**Material**

:::

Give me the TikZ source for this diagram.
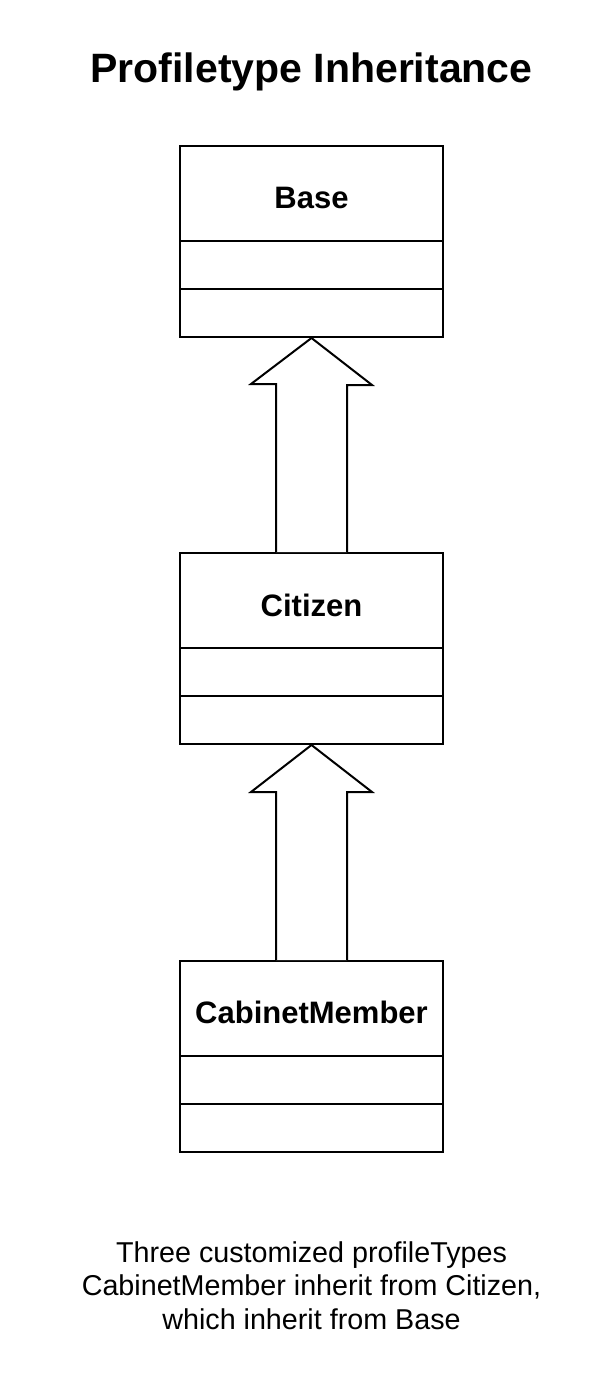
\documentclass[tikz,border=0pt]{standalone}
\usepackage{fontspec}
\setmainfont{Liberation Sans}
\usetikzlibrary{positioning}

\begin{document}
\begin{tikzpicture}[x=1pt,y=-1pt,line width=2pt,
  classbox/.style={draw, rectangle, anchor=north, minimum width=263pt, minimum height=191pt, inner sep=0pt},
  classname/.style={anchor=base, inner sep=0pt, font=\fontsize{31}{37}\selectfont\bfseries},
  inheritarrow/.style={draw, fill=white, line join=miter}]
\useasboundingbox (0,0) rectangle (615,1400);
% title
\node[anchor=base, inner sep=0pt, font=\fontsize{41}{49}\selectfont\bfseries] (title) at (311.5,82) {Profiletype Inheritance};
% Base class
\node[classbox] (base) at (311.5,145) {};
\node[classname] (baseName) at ([yshift=-63pt]base.north) {Base};
\draw ([yshift=-96pt]base.north west) -- ([yshift=-96pt]base.north east);
\draw ([yshift=-144pt]base.north west) -- ([yshift=-144pt]base.north east);
% Citizen class
\node[classbox] (citizen) at (311.5,552) {};
\node[classname] (citizenName) at ([yshift=-64pt]citizen.north) {Citizen};
\draw ([yshift=-96pt]citizen.north west) -- ([yshift=-96pt]citizen.north east);
\draw ([yshift=-144pt]citizen.north west) -- ([yshift=-144pt]citizen.north east);
% CabinetMember class
\node[classbox] (cabinet) at (311.5,960) {};
\node[classname] (cabinetName) at ([yshift=-63pt]cabinet.north) {CabinetMember};
\draw ([yshift=-96pt]cabinet.north west) -- ([yshift=-96pt]cabinet.north east);
\draw ([yshift=-144pt]cabinet.north west) -- ([yshift=-144pt]cabinet.north east);
% inheritance arrows
\draw[inheritarrow] ([xshift=-35.5pt]citizen.north) -- ++(0,-168) -- ++(-25,0) -- (base.south)
  -- ++(60.5,47) -- ++(-25,0) -- ([xshift=35.5pt]citizen.north);
\draw[inheritarrow] ([xshift=-35.5pt]cabinet.north) -- ++(0,-168) -- ++(-25,0) -- (citizen.south)
  -- ++(60.5,47) -- ++(-25,0) -- ([xshift=35.5pt]cabinet.north);
% caption
\node[anchor=base, inner sep=0pt, align=center, font=\fontsize{28.7}{33.5}\selectfont] (caption) at (311.5,1329)
  {Three customized profileTypes\\CabinetMember inherit from Citizen,\\which inherit from Base};
\end{tikzpicture}
\end{document}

:::

**What is being asked**
Every line of text is to be repeated exactly; pictures are left out.

**Finished task**
Give me the TikZ source for this diagram.
\documentclass[tikz,border=0pt]{standalone}
\usepackage{fontspec}
\setmainfont{Liberation Sans}
\usetikzlibrary{positioning}

\begin{document}
\begin{tikzpicture}[x=1pt,y=-1pt,line width=2pt,
  classbox/.style={draw, rectangle, anchor=north, minimum width=263pt, minimum height=191pt, inner sep=0pt},
  classname/.style={anchor=base, inner sep=0pt, font=\fontsize{31}{37}\selectfont\bfseries},
  inheritarrow/.style={draw, fill=white, line join=miter}]
\useasboundingbox (0,0) rectangle (615,1400);
% title
\node[anchor=base, inner sep=0pt, font=\fontsize{41}{49}\selectfont\bfseries] (title) at (311.5,82) {Profiletype Inheritance};
% Base class
\node[classbox] (base) at (311.5,145) {};
\node[classname] (baseName) at ([yshift=-63pt]base.north) {Base};
\draw ([yshift=-96pt]base.north west) -- ([yshift=-96pt]base.north east);
\draw ([yshift=-144pt]base.north west) -- ([yshift=-144pt]base.north east);
% Citizen class
\node[classbox] (citizen) at (311.5,552) {};
\node[classname] (citizenName) at ([yshift=-64pt]citizen.north) {Citizen};
\draw ([yshift=-96pt]citizen.north west) -- ([yshift=-96pt]citizen.north east);
\draw ([yshift=-144pt]citizen.north west) -- ([yshift=-144pt]citizen.north east);
% CabinetMember class
\node[classbox] (cabinet) at (311.5,960) {};
\node[classname] (cabinetName) at ([yshift=-63pt]cabinet.north) {CabinetMember};
\draw ([yshift=-96pt]cabinet.north west) -- ([yshift=-96pt]cabinet.north east);
\draw ([yshift=-144pt]cabinet.north west) -- ([yshift=-144pt]cabinet.north east);
% inheritance arrows
\draw[inheritarrow] ([xshift=-35.5pt]citizen.north) -- ++(0,-168) -- ++(-25,0) -- (base.south)
  -- ++(60.5,47) -- ++(-25,0) -- ([xshift=35.5pt]citizen.north);
\draw[inheritarrow] ([xshift=-35.5pt]cabinet.north) -- ++(0,-168) -- ++(-25,0) -- (citizen.south)
  -- ++(60.5,47) -- ++(-25,0) -- ([xshift=35.5pt]cabinet.north);
% caption
\node[anchor=base, inner sep=0pt, align=center, font=\fontsize{28.7}{33.5}\selectfont] (caption) at (311.5,1329)
  {Three customized profileTypes\\CabinetMember inherit from Citizen,\\which inherit from Base};
\end{tikzpicture}
\end{document}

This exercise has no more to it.